Personal Computer News


Exploring Applesoft

Author: Richard King
Publisher: Prentice-Hall International
Machine: Apple (Generic)

 
Published in Personal Computer News #073

It seems a truism that computer books which claim to 'explore' or 'reveal' something, seldom seem to take the reader beyond the garden next door.

That said, there are merits even in guidebooks to nearby locales, which is perhaps the most accurate description of Exploring Applesoft. It doesn't exactly explore Applesoft, since none of its quirks are examined, nor any of the techniques for simulating absent features.
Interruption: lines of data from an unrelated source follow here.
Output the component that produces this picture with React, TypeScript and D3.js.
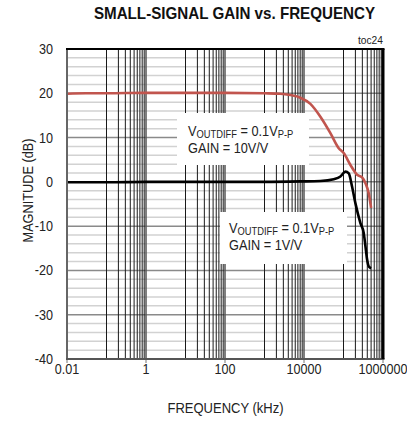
import React from "react";
import * as d3 from "d3";

const title = "SMALL-SIGNAL GAIN vs. FREQUENCY";
const xTitle = "FREQUENCY (kHz)";
const yTitle = "MAGNITUDE (dB)";
const xTickValues = [0.01, 1, 100, 10000, 1000000];
const xTickLabels = ["0.01", "1", "100", "10000", "1000000"];
const yTickValues = [30, 20, 10, 0, -10, -20, -30, -40];
const minorDecades = [0.1, 10, 1000, 100000];

const redFreq = [0.01, 0.03, 0.1, 1, 10, 100, 1000, 2500, 4500, 8100, 14500, 26000, 46600, 75700, 101000, 150000, 221000, 296000, 360000, 436000, 500000];
const redDb = [19.9, 20.0, 20.0, 20.1, 20.1, 20.1, 20.0, 19.9, 19.6, 19.0, 17.6, 14.7, 11.0, 7.6, 6.5, 3.8, 1.6, 1.0, -0.3, -2.6, -5.9];

const blackFreq = [0.01, 0.1, 1, 10, 100, 1000, 8100, 26000, 56500, 83600, 112000, 136000, 165000, 200000, 268000, 326000, 360000, 397000, 436000, 500000];
const blackDb = [-0.1, -0.1, 0, 0, 0, 0, 0.1, 0.2, 0.6, 1.2, 2.3, 1.9, -1.1, -4.8, -9.3, -11.6, -14.6, -17.6, -19.1, -19.5];

const FONT = "'Liberation Sans', Arial, sans-serif";

const T = ({ x, y, sx = 0.9, anchor = "start", size = 14, weight = "normal", rotate = 0, children, fill = "#222" }: any) => (
  <text
    transform={`translate(${x},${y})${rotate ? ` rotate(${rotate})` : ""} scale(${sx},1)`}
    textAnchor={anchor}
    fontSize={size}
    fontWeight={weight}
    fontFamily={FONT}
    fill={fill}
  >
    {children}
  </text>
);

export default function App() {
  const x = d3.scaleLog().domain([0.01, 1000000]).range([67, 383]);
  const y = d3.scaleLinear().domain([-40, 30]).range([359, 49]);

  const vMinor: number[] = [];
  minorDecades.forEach((d) => {
    for (let m = 1; m <= 9; m++) vMinor.push(d * m);
  });
  const hLines = d3.range(-40, 31, 2);

  const line = d3
    .line<[number, number]>()
    .x((d) => x(d[0]))
    .y((d) => y(d[1]))
    .curve(d3.curveMonotoneX);

  const red = line(redFreq.map((f, i) => [f, redDb[i]]));
  const black = line(blackFreq.map((f, i) => [f, blackDb[i]]));

  const [x0, x1] = x.range();
  const [yb, yt] = y.range();

  return (
    <svg width={407} height={421} style={{ position: "absolute", left: 0, top: 0, background: "#fff" }}>
      <rect x={0} y={0} width={407} height={421} fill="#fff" />
      {hLines.map((v) => (
        <line key={"h" + v} x1={x0} x2={x1} y1={y(v)} y2={y(v)} stroke={v % 10 === 0 ? "#8a8a8a" : "#d2d2d2"} strokeWidth={1.5} />
      ))}
      {vMinor.map((v, i) => (
        <line key={"v" + i} x1={x(v)} x2={x(v)} y1={yt} y2={yb} stroke="#1a1a1a" strokeWidth={1} />
      ))}
      {xTickValues.map((v) => (
        <line key={"m" + v} x1={x(v)} x2={x(v)} y1={yt} y2={yb} stroke="#555" strokeWidth={1.5} />
      ))}
      {xTickValues.map((v) => (
        <line key={"t" + v} x1={x(v)} x2={x(v)} y1={yb} y2={yb + 4} stroke="#777" strokeWidth={1} />
      ))}

      <rect x={177} y={113} width={132} height={52} fill="#fff" />
      <rect x={220} y={212} width={127} height={52} fill="#fff" />

      <path d={red || ""} fill="none" stroke="#c1554e" strokeWidth={2.6} strokeLinejoin="round" />
      <path d={black || ""} fill="none" stroke="#000" strokeWidth={2.6} strokeLinejoin="round" />

      <line x1={x0} x2={x0} y1={yt} y2={yb} stroke="#666" strokeWidth={2} />
      <line x1={x0 - 1} x2={x1 + 1.5} y1={yb} y2={yb} stroke="#555" strokeWidth={2} />
      <line x1={x0 - 1} x2={x1 + 1.5} y1={yt} y2={yt} stroke="#000" strokeWidth={2} />
      <line x1={x1} x2={x1} y1={yt} y2={yb} stroke="#000" strokeWidth={3} />

      <T x={234.5} y={18.5} size={16.5} weight="bold" sx={0.92} anchor="middle" fill="#111">{title}</T>
      <T x={383} y={44} size={11} sx={0.93} anchor="end">toc24</T>

      {yTickValues.map((v) => (
        <T key={"yl" + v} x={53} y={y(v) + 5} anchor="end">{v}</T>
      ))}
      {xTickValues.map((v, i) => (
        <T key={"xl" + v} x={x(v)} y={374} anchor="middle">{xTickLabels[i]}</T>
      ))}
      <T x={225.5} y={412.5} anchor="middle" sx={0.93}>{xTitle}</T>
      <T x={32.5} y={190.5} anchor="middle" sx={0.91} rotate={-90}>{yTitle}</T>

      <text transform="translate(188,136) scale(0.85,1)" fontSize={15} fontFamily={FONT} fill="#222">
        V<tspan fontSize={11} dy={1.5}>OUTDIFF</tspan>
        <tspan dy={-1.5}> = 0.1V</tspan>
        <tspan fontSize={11} dy={1.5}>P-P</tspan>
      </text>
      <T x={188} y={153} size={15} sx={0.85}>GAIN = 10V/V</T>

      <text transform="translate(229,233) scale(0.85,1)" fontSize={15} fontFamily={FONT} fill="#222">
        V<tspan fontSize={11} dy={1.5}>OUTDIFF</tspan>
        <tspan dy={-1.5}> = 0.1V</tspan>
        <tspan fontSize={11} dy={1.5}>P-P</tspan>
      </text>
      <T x={229} y={250} size={15} sx={0.85}>GAIN = 1V/V</T>
    </svg>
  );
}
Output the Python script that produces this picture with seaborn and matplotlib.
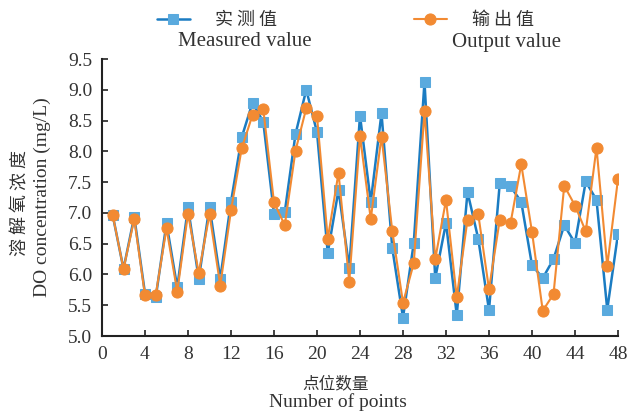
import numpy as np
import pandas as pd
import matplotlib
matplotlib.use("Agg")
import matplotlib.pyplot as plt
import seaborn as sns

points = list(range(1, 49))
measured = [6.96, 6.09, 6.94, 5.69, 5.63, 6.83, 5.79, 7.09, 5.93, 7.10,
            5.93, 7.18, 8.23, 8.79, 8.48, 6.99, 7.01, 8.28, 9.00, 8.31,
            6.35, 7.37, 6.11, 8.58, 7.18, 8.62, 6.43, 5.30, 6.51, 9.13,
            5.94, 6.84, 5.34, 7.34, 6.58, 5.42, 7.48, 7.43, 7.18, 6.15,
            5.94, 6.25, 6.80, 6.51, 7.51, 7.21, 5.43, 6.66]
output = [6.96, 6.09, 6.90, 5.66, 5.67, 6.75, 5.72, 6.99, 6.02, 6.98,
          5.82, 7.04, 8.05, 8.59, 8.69, 7.17, 6.80, 8.01, 8.70, 8.57,
          6.58, 7.65, 5.88, 8.25, 6.90, 8.24, 6.71, 5.54, 6.18, 8.65,
          6.25, 7.21, 5.63, 6.89, 6.98, 5.76, 6.89, 6.83, 7.79, 6.69,
          5.41, 5.68, 7.44, 7.12, 6.70, 8.06, 6.14, 7.55]
xticks = list(range(0, 49, 4))
yticks = [5.0, 5.5, 6.0, 6.5, 7.0, 7.5, 8.0, 8.5, 9.0, 9.5]

sns.set_theme(style="white")
plt.rcParams['font.family'] = ['Liberation Serif', 'Noto Sans CJK SC']

W, H = 637, 415
fig = plt.figure(figsize=(W / 100, H / 100), dpi=100)
ax = fig.add_axes([102 / W, 1 - 336 / H, (618 - 102) / W, (336 - 59) / H])

blue_line = "#1b7cc2"
blue_mark = "#5aaade"
orange = "#f28a32"

sns.lineplot(x=points, y=measured, ax=ax, color=blue_line, linewidth=1.8,
             marker="s", markersize=6.5, markerfacecolor=blue_mark,
             markeredgecolor=blue_mark, label="实 测 值", zorder=2)
sns.lineplot(x=points, y=output, ax=ax, color=orange, linewidth=1.5,
             marker="o", markersize=8, markerfacecolor=orange,
             markeredgecolor=orange, label="输 出 值", zorder=3)

ax.set_xlim(0, 48)
ax.set_ylim(5.0, 9.5)
ax.set_xticks(xticks)
ax.set_yticks(yticks)
ax.set_yticklabels([f"{v:.1f}" for v in yticks])
ax.set_xlabel("")
ax.set_ylabel("")
for s in ["top", "right"]:
    ax.spines[s].set_visible(False)
for s in ["left", "bottom"]:
    ax.spines[s].set_color("#222222")
    ax.spines[s].set_linewidth(1.5)
ax.tick_params(axis="both", direction="in", length=4, width=1.2,
               colors="#222222", labelsize=14, pad=7,
               left=True, bottom=True)
for lab in ax.get_xticklabels() + ax.get_yticklabels():
    lab.set_color("#333333")

handles, labels = ax.get_legend_handles_labels()
ax.legend(handles, labels, ncol=2, frameon=False, loc="center left",
          bbox_to_anchor=(157 / W, 1 - 20 / H), bbox_transform=fig.transFigure,
          borderaxespad=0, borderpad=0, handlelength=1.8, handletextpad=1.4,
          columnspacing=7.6, prop={"family": "Noto Sans CJK SC", "size": 13},
          labelcolor="#333333")

fig.text(245 / W, 1 - 42 / H, "Measured value", ha="center", va="center",
         fontsize=15, color="#333333", family="Liberation Serif")
fig.text(506 / W, 1 - 42 / H, "Output value", ha="center", va="center",
         fontsize=15, color="#333333", family="Liberation Serif")

fig.text(336 / W, 1 - 384 / H, "点位数量", ha="center", va="center",
         fontsize=12, color="#333333", family="Noto Sans CJK SC")
fig.text(338 / W, 1 - 402 / H, "Number of points", ha="center", va="center",
         fontsize=14, color="#333333", family="Liberation Serif")
fig.text(20 / W, 1 - 203 / H, "溶 解 氧 浓 度", ha="center", va="center",
         rotation=90, fontsize=13, color="#333333", family="Noto Sans CJK SC")
fig.text(42 / W, 1 - 197 / H, "DO concentration (mg/L)", ha="center",
         va="center", rotation=90, fontsize=14, color="#333333",
         family="Liberation Serif")

fig.savefig("out.png", dpi=100)
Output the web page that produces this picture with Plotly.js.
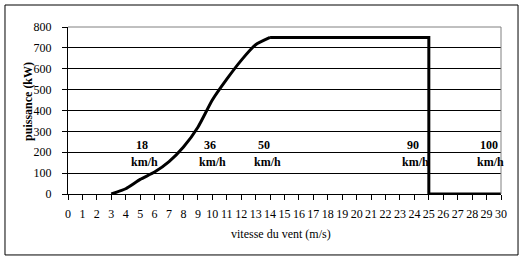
<!DOCTYPE html>
<html>
<head>
<meta charset="utf-8">
<script src="https://cdn.plot.ly/plotly-3.0.1.min.js"></script>
<style>html,body{margin:0;padding:0;background:#fff;}#chart{width:524px;height:261px;}</style>
</head>
<body>
<div id="chart"></div>
<script>
// wind speed (m/s) and power (kW)
const windSpeed = [3, 4, 5, 6, 7, 8, 9, 10, 11, 12, 13, 14, 15, 16, 17, 18, 19, 20, 21, 22, 23, 24, 25, 25, 26, 27, 28, 29, 30];
const power     = [0, 25, 70, 105, 155, 225, 320, 450, 550, 640, 715, 750, 750, 750, 750, 750, 750, 750, 750, 750, 750, 750, 750, 0, 0, 0, 0, 0, 0];

const xTicks = [0,1,2,3,4,5,6,7,8,9,10,11,12,13,14,15,16,17,18,19,20,21,22,23,24,25,26,27,28,29,30];
const yTicks = [0,100,200,300,400,500,600,700,800];

// speed labels in km/h: number, x position (m/s)
const kmhValues = ["18", "36", "50", "90", "100"];
const kmhX      = [5.15, 9.85, 13.6, 23.9, 29.2];
const kmhUnitX  = [5.3, 10.0, 13.8, 24.1, 29.3];
const numY = 235;
const unitY = 153;

const xTitle = 'vitesse du vent (m/s)';
const yTitle = 'puissance (kW)';

const font = "Times New Roman, Liberation Serif, DejaVu Serif, serif";

const annotations = [];
kmhValues.forEach((v, i) => {
  annotations.push({x: kmhX[i], y: numY, xref: 'x', yref: 'y', text: '<b>' + v + '</b>', showarrow: false,
    font: {family: font, size: 12, color: '#000'}});
  annotations.push({x: kmhUnitX[i], y: unitY, xref: 'x', yref: 'y', text: '<b>km/h</b>', showarrow: false,
    font: {family: font, size: 12, color: '#000'}});
});
// axis titles placed as in the original figure
annotations.push({x: 0.492, y: -0.2395, xref: 'paper', yref: 'paper', xanchor: 'center', yanchor: 'middle',
  text: xTitle, showarrow: false, font: {family: font, size: 12, color: '#000'}});
annotations.push({x: -0.0924, y: 0.557, xref: 'paper', yref: 'paper', xanchor: 'center', yanchor: 'middle',
  text: '<b>' + yTitle + '</b>', textangle: -90, showarrow: false, font: {family: font, size: 12, color: '#000'}});

const split = 11; // index where the plateau begins
const rising = {
  x: windSpeed.slice(0, split + 1), y: power.slice(0, split + 1), type: 'scatter', mode: 'lines',
  line: {color: '#000', width: 3, shape: 'spline', smoothing: 0.5},
  hoverinfo: 'none'
};
const plateau = {
  x: windSpeed.slice(split), y: power.slice(split), type: 'scatter', mode: 'lines',
  line: {color: '#000', width: 3, shape: 'linear'},
  hoverinfo: 'none', cliponaxis: false
};

const layout = {
  width: 524, height: 261,
  margin: {l: 68, r: 23, t: 27, b: 67},
  paper_bgcolor: '#fff', plot_bgcolor: '#fff',
  showlegend: false,
  font: {family: font, size: 11, color: '#000'},
  xaxis: {
    range: [0, 30], tickvals: xTicks, ticktext: xTicks.map(String),
    ticks: 'outside', ticklen: 5, tickcolor: '#000', tickwidth: 1,
    showline: true, linecolor: '#000', linewidth: 1,
    showgrid: false, zeroline: false, ticklabelstandoff: 4,
    tickfont: {family: font, size: 12, color: '#000'}
  },
  yaxis: {
    range: [0, 800], tickvals: yTicks, ticktext: yTicks.map(String),
    ticks: 'outside', ticklen: 5, tickcolor: '#000', tickwidth: 1,
    showline: true, linecolor: '#000', linewidth: 1,
    showgrid: true, gridcolor: '#000', gridwidth: 1, zeroline: false,
    ticklabelstandoff: 8,
    tickfont: {family: font, size: 12, color: '#000'}
  },
  annotations: annotations,
  shapes: [
    {type: 'line', xref: 'paper', yref: 'paper', x0: 0, x1: 1, y0: 1, y1: 1, line: {color: '#808080', width: 1}},
    {type: 'line', xref: 'paper', yref: 'paper', x0: 1, x1: 1, y0: 0, y1: 1, line: {color: '#808080', width: 1}},
    {type: 'rect', xref: 'paper', yref: 'paper', x0: -0.1455, x1: 1.0393, y0: -0.365, y1: 1.1317, line: {color: '#000', width: 1}, layer: 'below'}
  ]
};

Plotly.newPlot('chart', [rising, plateau], layout, {staticPlot: true, displayModeBar: false});
</script>
</body>
</html>
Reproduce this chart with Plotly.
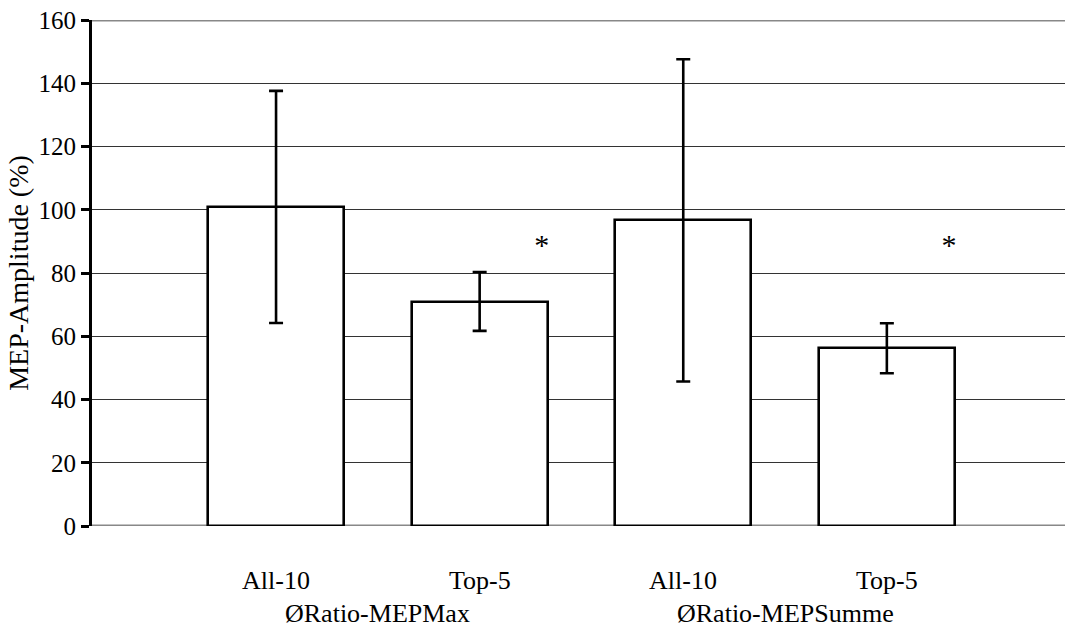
import plotly.graph_objects as go

# ---- data ----
groups = ["ØRatio-MEPMax", "ØRatio-MEPSumme"]
categories = ["All-10", "Top-5", "All-10", "Top-5"]
group_of_bar = [0, 0, 1, 1]
means = [100.8, 70.8, 96.8, 56.2]
err_upper = [137.6, 80.3, 147.6, 64.1]
err_lower = [64.2, 61.7, 45.7, 48.3]
sig_labels = ["", "*", "", "*"]
sig_y = [88, 88, 88, 88]
y_ticks = [0, 20, 40, 60, 80, 100, 120, 140, 160]

FONT = "Liberation Serif, Times New Roman, serif"

xpos = list(range(len(categories)))
plus = [u - m for u, m in zip(err_upper, means)]
minus = [m - l for m, l in zip(means, err_lower)]

fig = go.Figure()
fig.add_trace(go.Bar(
    x=xpos, y=means, width=0.668,
    marker=dict(color="white", line=dict(color="black", width=2.6)),
    error_y=dict(type="data", symmetric=False, array=plus, arrayminus=minus,
                 color="black", thickness=2.6, width=7),
    showlegend=False, hoverinfo="skip",
))

sx = [x + 0.305 for x, s in zip(xpos, sig_labels) if s]
sy = [y for y, s in zip(sig_y, sig_labels) if s]
st = [s for s in sig_labels if s]
fig.add_trace(go.Scatter(
    x=sx, y=sy, mode="text", text=st, textposition="middle center",
    textfont=dict(family=FONT, size=30, color="black"),
    showlegend=False, hoverinfo="skip",
))

# baseline / top gray lines
for yv in (0, 160):
    fig.add_shape(type="line", xref="paper", yref="y", x0=0, x1=1, y0=yv, y1=yv,
                  line=dict(color="#888888", width=3), layer="below")

annotations = []
for x, c in zip(xpos, categories):
    annotations.append(dict(x=x, y=-0.108, xref="x", yref="paper", text=c,
                            showarrow=False, xanchor="center", yanchor="middle",
                            font=dict(family=FONT, size=26, color="black")))
for gi, g in enumerate(groups):
    idx = [i for i, gb in enumerate(group_of_bar) if gb == gi]
    xc = sum(xpos[i] for i in idx) / len(idx)
    annotations.append(dict(x=xc, y=-0.172, xref="x", yref="paper", text=g,
                            showarrow=False, xanchor="center", yanchor="middle",
                            font=dict(family=FONT, size=26, color="black")))

fig.update_layout(
    width=1065, height=628,
    margin=dict(l=92, r=0, t=20, b=101.5),
    paper_bgcolor="white", plot_bgcolor="white",
    font=dict(family=FONT, size=25, color="black"),
    annotations=annotations,
    bargap=0,
)
fig.update_xaxes(range=[-0.904, 3.875], showgrid=False, zeroline=False,
                 showticklabels=False, showline=False, ticks="")
fig.update_yaxes(range=[0, 160], tickvals=y_ticks, showgrid=True, gridcolor="#333333",
                 gridwidth=1, zeroline=False, showline=True, linecolor="black", linewidth=3,
                 ticks="outside", ticklen=8, tickwidth=3, tickcolor="black",
                 tickfont=dict(family=FONT, size=25, color="black"),
                 title=dict(text="MEP-Amplitude (%)", font=dict(family=FONT, size=28, color="black"),
                            standoff=2))

fig.write_html("out.html")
What this book does, and does well, is to place the various keywords into context, demonstrating typical uses both in real programs and as small exercises or hints in an alphabetical listing of each keyword. Its strongest feature, however, is the idea of collecting these little bits together and keeping them in text-files.

Selecting from a list (another module) and EXECing these lines into the machine (yet another) provides a neat and very effective library function which could cut programming time considerably, if the reader is attentive and follows the leads that have been given early in the text.

It's a pity more isn't made of this point, even so, because a lazy or inattentive reader doesn't get constant reminders at later stages in the text.

Even so, a readable and well-preseneted manual, which brings the rarified theorising of the Applesoft manual into some kind of focus.